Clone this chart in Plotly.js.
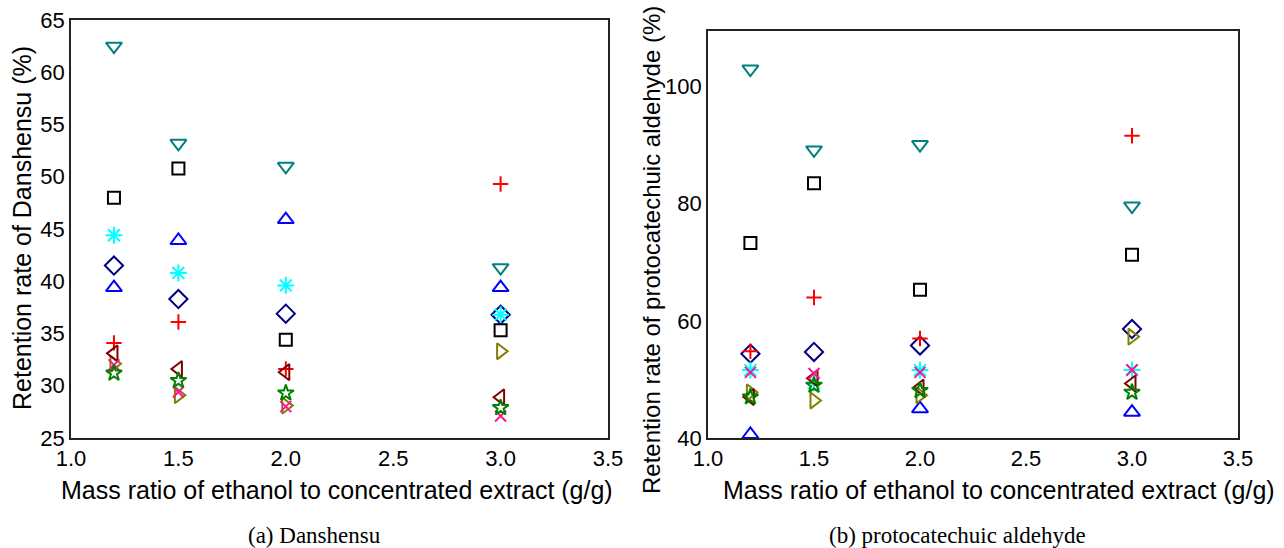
<!DOCTYPE html>
<html>
<head>
<meta charset="utf-8">
<script src="https://cdn.plot.ly/plotly-3.0.1.min.js"></script>
<style>html,body{margin:0;padding:0;background:#fff;}#chart{width:1284px;height:548px;}</style>
</head>
<body>
<div id="chart"></div>
<script>
// x categories (mass ratio, g/g)
const massRatio = [1.2, 1.5, 2.0, 3.0];
const xTicks = [1.0, 1.5, 2.0, 2.5, 3.0, 3.5];

// (a) Danshensu retention rate (%)
const dss_triDown  = [62.5, 53.2, 51.0, 41.3];
const dss_square   = [48.0, 50.8, 34.4, 35.3];
const dss_asterisk = [44.4, 40.8, 39.6, 36.8];
const dss_diamond  = [41.5, 38.3, 36.9, 36.8];
const dss_triUp    = [39.4, 43.9, 45.9, 39.4];
const dss_plus     = [34.1, 36.1, 31.6, 49.3];
const dss_triLeft  = [33.1, 31.6, 31.3, 28.9];
const dss_triRight = [32.1, 29.1, 28.1, 33.3];
const dss_xmark    = [32.0, 29.4, 28.0, 27.1];
const dss_star     = [31.2, 30.5, 29.3, 27.9];

// (b) protocatechuic aldehyde retention rate (%)
const pca_triDown  = [103.0, 89.2, 90.1, 79.6];
const pca_square   = [73.3, 83.5, 65.3, 71.3];
const pca_asterisk = [51.6, 49.4, 51.6, 51.6];
const pca_diamond  = [54.4, 54.7, 55.8, 58.6];
const pca_triUp    = [40.6, null, 45.0, 44.4];
const pca_plus     = [54.8, 64.0, 57.0, 91.6];
const pca_triLeft  = [47.0, 50.2, 48.6, 49.3];
const pca_triRight = [47.8, 46.4, 47.3, 57.3];
const pca_xmark    = [51.2, 51.0, 51.2, 51.6];
const pca_star     = [47.0, 49.0, 48.1, 47.8];

const styles = [
  {key:'triDown',  symbol:'triangle-down-open',  color:'#008080', size:14},
  {key:'square',   symbol:'square-open',         color:'#000000', size:12},
  {key:'triUp',    symbol:'triangle-up-open',    color:'#0000FF', size:14},
  {key:'diamond',  symbol:'diamond-open',        color:'#000080', size:14},
  {key:'asterisk', symbol:'asterisk-open',       color:'#00FFFF', size:14},
  {key:'plus',     symbol:'cross-thin-open',     color:'#FF0000', size:11},
  {key:'triRight', symbol:'triangle-right-open', color:'#808000', size:14},
  {key:'triLeft',  symbol:'triangle-left-open',  color:'#800000', size:14},
  {key:'xmark',    symbol:'x-thin-open',         color:'#FF1493', size:11},
  {key:'star',     symbol:'star-open',           color:'#008000', size:12}
];
const dssData = {triDown:dss_triDown, square:dss_square, triUp:dss_triUp, diamond:dss_diamond, asterisk:dss_asterisk, plus:dss_plus, triRight:dss_triRight, triLeft:dss_triLeft, xmark:dss_xmark, star:dss_star};
const pcaData = {triDown:pca_triDown, square:pca_square, triUp:pca_triUp, diamond:pca_diamond, asterisk:pca_asterisk, plus:pca_plus, triRight:pca_triRight, triLeft:pca_triLeft, xmark:pca_xmark, star:pca_star};

const traces = [];
[[dssData,'x','y'],[pcaData,'x2','y2']].forEach(([d,xa,ya]) => {
  styles.forEach(s => {
    traces.push({
      type:'scatter', mode:'markers', x:massRatio, y:d[s.key], xaxis:xa, yaxis:ya,
      showlegend:false, cliponaxis:false, hoverinfo:'x+y',
      marker:{symbol:s.symbol, size:s.size, color:s.color, line:{color:s.color, width:2}}
    });
  });
});

const W = 1284, H = 548;
const sans = 'Liberation Sans, Arial, sans-serif';
const serif = 'Liberation Serif, Times New Roman, serif';
const axisCommon = {
  showline:true, mirror:true, linecolor:'#222', linewidth:1.8,
  showgrid:false, zeroline:false, ticks:'',
  tickfont:{family:sans, size:22, color:'#000'}
};
const layout = {
  width:W, height:H, margin:{l:0,r:0,t:0,b:0},
  paper_bgcolor:'#fff', plot_bgcolor:'#fff',
  xaxis: Object.assign({}, axisCommon, {domain:[71/W, 608/W], range:[1,3.5], tickvals:xTicks, tickformat:'.1f', anchor:'y'}),
  yaxis: Object.assign({}, axisCommon, {domain:[1-438/H, 1-20/H], range:[25,65], tick0:25, dtick:5, anchor:'x', ticklabelstandoff:0}),
  xaxis2: Object.assign({}, axisCommon, {domain:[708/W, 1238/W], range:[1,3.5], tickvals:xTicks, tickformat:'.1f', anchor:'y2'}),
  yaxis2: Object.assign({}, axisCommon, {domain:[1-438/H, 1-31/H], range:[40,109.5], tick0:40, dtick:20, anchor:'x2', ticklabelstandoff:0}),
  annotations:[
    {text:'Retention rate of Danshensu (%)', xref:'paper', yref:'paper', x:22/W, y:1-228/H, textangle:-90, showarrow:false, font:{family:sans, size:25, color:'#000'}, xanchor:'center', yanchor:'middle', borderpad:0},
    {text:'Retention rate of protocatechuic aldehyde (%)', xref:'paper', yref:'paper', x:651/W, y:1-250/H, textangle:-90, showarrow:false, font:{family:sans, size:24, color:'#000'}, xanchor:'center', yanchor:'middle', borderpad:0},
    {text:'Mass ratio of ethanol to concentrated extract (g/g)', xref:'paper', yref:'paper', x:337/W, y:1-490/H, showarrow:false, font:{family:sans, size:25, color:'#000'}, xanchor:'center', yanchor:'middle', borderpad:0},
    {text:'Mass ratio of ethanol to concentrated extract (g/g)', xref:'paper', yref:'paper', x:999/W, y:1-490/H, showarrow:false, font:{family:sans, size:25, color:'#000'}, xanchor:'center', yanchor:'middle', borderpad:0},
    {text:'(a) Danshensu', xref:'paper', yref:'paper', x:314/W, y:1-535/H, showarrow:false, font:{family:serif, size:23, color:'#000'}, xanchor:'center', yanchor:'middle', borderpad:0},
    {text:'(b) protocatechuic aldehyde', xref:'paper', yref:'paper', x:957/W, y:1-535/H, showarrow:false, font:{family:serif, size:23, color:'#000'}, xanchor:'center', yanchor:'middle', borderpad:0}
  ]
};
Plotly.newPlot('chart', traces, layout, {staticPlot:true, displayModeBar:false});
</script>
</body>
</html>
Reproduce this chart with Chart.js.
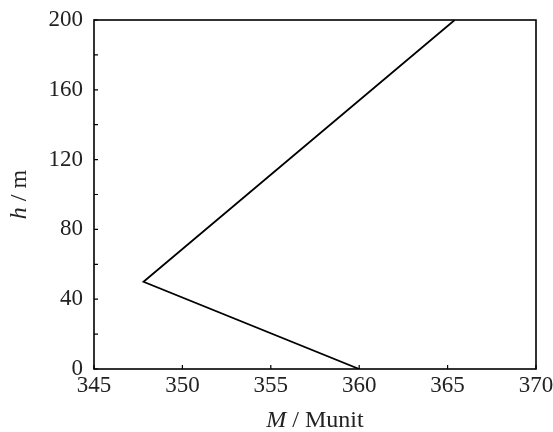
<!DOCTYPE html>
<html>
<head>
<meta charset="utf-8">
<script src="https://cdn.jsdelivr.net/npm/chart.js@4/dist/chart.umd.min.js"></script>
<style>
  html, body { margin: 0; padding: 0; background: #fff; }
  #wrap { width: 553px; height: 432px; }
</style>
</head>
<body>
<div id="wrap"><canvas id="chart"></canvas></div>
<script>
// profile: M value against height
const mValues = [360, 347.8, 365.4]
const hValues = [0, 50, 200]
const xTicks = [345, 350, 355, 360, 365, 370]
const yTicks = [0, 40, 80, 120, 160, 200]
const yMinorTicks = [20, 60, 100, 140, 180]

const serif = '"Liberation Serif", "DejaVu Serif", serif'

// frame, inward tick marks and mixed-style axis titles
const framePlugin = {
  id: 'frame',
  afterDraw(chart) {
    const ctx = chart.ctx
    const a = chart.chartArea
    const xs = chart.scales.x
    const ys = chart.scales.y
    ctx.save()
    ctx.strokeStyle = '#000'
    ctx.lineWidth = 1.6
    ctx.strokeRect(a.left, a.top, a.right - a.left, a.bottom - a.top)

    ctx.lineWidth = 1.2
    ctx.beginPath()
    xTicks.forEach(v => {
      const px = xs.getPixelForValue(v)
      ctx.moveTo(px, a.bottom)
      ctx.lineTo(px, a.bottom - 4)
    })
    yTicks.concat(yMinorTicks).forEach(v => {
      const py = ys.getPixelForValue(v)
      ctx.moveTo(a.left, py)
      ctx.lineTo(a.left + 4, py)
    })
    ctx.stroke()

    ctx.fillStyle = '#222'
    ctx.textBaseline = 'middle'

    // x title: M / Munit
    const xParts = [['italic 24px ' + serif, 'M'], ['24px ' + serif, ' / Munit']]
    drawParts(ctx, xParts, (a.left + a.right) / 2, 421)

    // y title: h / m, rotated
    ctx.translate(20, (a.top + a.bottom) / 2)
    ctx.rotate(-Math.PI / 2)
    const yParts = [['italic 24px ' + serif, 'h'], ['24px ' + serif, ' / m']]
    drawParts(ctx, yParts, 0, 0)
    ctx.restore()
  }
}

function drawParts(ctx, parts, cx, cy) {
  let total = 0
  parts.forEach(p => {
    ctx.font = p[0]
    total += ctx.measureText(p[1]).width
  })
  let x = cx - total / 2
  ctx.textAlign = 'left'
  parts.forEach(p => {
    ctx.font = p[0]
    ctx.fillText(p[1], x, cy)
    x += ctx.measureText(p[1]).width
  })
}

const ctx = document.getElementById('chart').getContext('2d')
new Chart(ctx, {
  type: 'scatter',
  data: {
    datasets: [{
      data: mValues.map((m, i) => ({ x: m, y: hValues[i] })),
      showLine: true,
      borderColor: '#000',
      borderWidth: 1.8,
      pointRadius: 0,
      tension: 0
    }]
  },
  options: {
    responsive: true,
    maintainAspectRatio: false,
    animation: false,
    layout: { padding: { top: 20, right: 17, left: 0, bottom: 0 } },
    plugins: {
      legend: { display: false },
      tooltip: { enabled: false }
    },
    scales: {
      x: {
        type: 'linear',
        min: 345,
        max: 370,
        afterBuildTicks(scale) { scale.ticks = xTicks.map(v => ({ value: v })) },
        afterFit(scale) {
          scale.height = 63
          scale.paddingLeft = 0
          scale.paddingRight = 0
        },
        grid: { display: false, drawTicks: false, tickLength: 0 },
        border: { display: false },
        ticks: {
          color: '#222',
          font: { family: serif, size: 23 },
          padding: 3,
          maxRotation: 0
        }
      },
      y: {
        type: 'linear',
        min: 0,
        max: 200,
        afterBuildTicks(scale) { scale.ticks = yTicks.map(v => ({ value: v })) },
        afterFit(scale) {
          scale.width = 94
          scale.paddingTop = 0
          scale.paddingBottom = 0
        },
        grid: { display: false, drawTicks: false, tickLength: 0 },
        border: { display: false },
        ticks: {
          color: '#222',
          font: { family: serif, size: 23 },
          padding: 11
        }
      }
    }
  },
  plugins: [framePlugin]
})
</script>
</body>
</html>
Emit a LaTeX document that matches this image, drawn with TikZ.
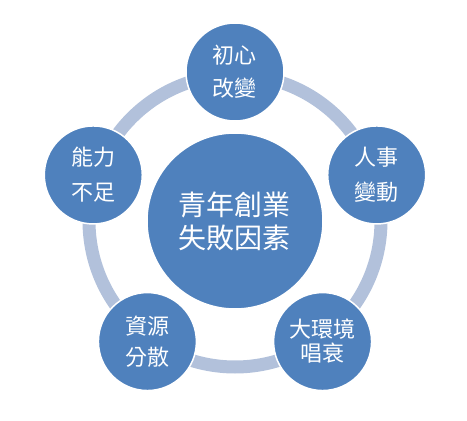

* * * * * * * * *

OBJECTIVE:
From the first line of the entries above down to the line holding "const xTicks = [1.0, 1.5, 2.0, 2.5, 3.0, 3.5];", quote each line exactly and nothing else, skipping pictures.

THE OUTPUT:
Clone this chart in Plotly.js.
<!DOCTYPE html>
<html>
<head>
<meta charset="utf-8">
<script src="https://cdn.plot.ly/plotly-3.0.1.min.js"></script>
<style>html,body{margin:0;padding:0;background:#fff;}#chart{width:1284px;height:548px;}</style>
</head>
<body>
<div id="chart"></div>
<script>
// x categories (mass ratio, g/g)
const massRatio = [1.2, 1.5, 2.0, 3.0];
const xTicks = [1.0, 1.5, 2.0, 2.5, 3.0, 3.5];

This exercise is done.